LONDON – Missy Franklin claimed her third gold medal of the Olympic Games on Friday night, destroying the field in the 200-meter backstroke to set a new world record.
The 17-year-old from Colorado went into the final as the favorite, but was expected to be pushed by fellow American Elizabeth Beisel and Russia's Anastasia Zueva.
But Franklin, who looked as relaxed as ever heading into the race, took an early lead and never appeared troubled as she came home in 2:04:06. Zuevaawas was 1.86 seconds back in second place, with Beisel in third.
"You can never know exactly how fast you are going, but I figured it was pretty fast because it hurt so bad at the end I couldn't feel my arms or legs," Franklin said.
Franklin's time smashed the old record set by Zimbabwe's Kirsty Coventry in 2009 by 0.75 seconds and continued the teenager's spectacular run at these Games. Coventry could only manage sixth place as Franklin's star, which has shined throughout London 2012, rose another notch higher.
"Whats it going to take to beat Missy?" Beisel wondered aloud. "Apparently it is going to take a world record. Right now in backstroke she is unbeatable; she is amazing. It is going to take a lot to beat her.
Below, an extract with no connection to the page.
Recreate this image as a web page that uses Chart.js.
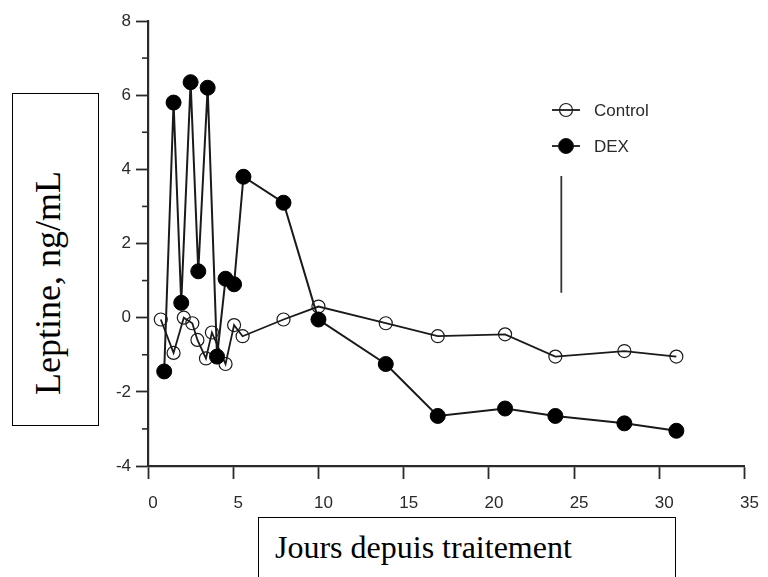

It was Franklin's last individual event of these Olympics, but she has a chance to add to her tally in the 4x100 medley relay on Saturday. She went into Friday's final having already claimed gold in the 100-meter backstroke and 4x200 meter freestyle relay, as well as a bronze in the 4x100 free relay.
Franklin has lit up the swimming competition and established herself as a genuine superstar. She has already decided not to cash in on her performances by turning professional and will instead head to college.
"It is exciting to be part of this incredible generation that I think is going to take things forwards and take American swimming on," Franklin said. "This Olympics is turning into the youth Olympics with so many young winners and I think that can only be a great thing for swimming."
The efforts of Franklin have provided a boost for the beleaguered city of Aurora, Colo., her hometown, where a tragic shooting left 12 dead and 60 injured last month.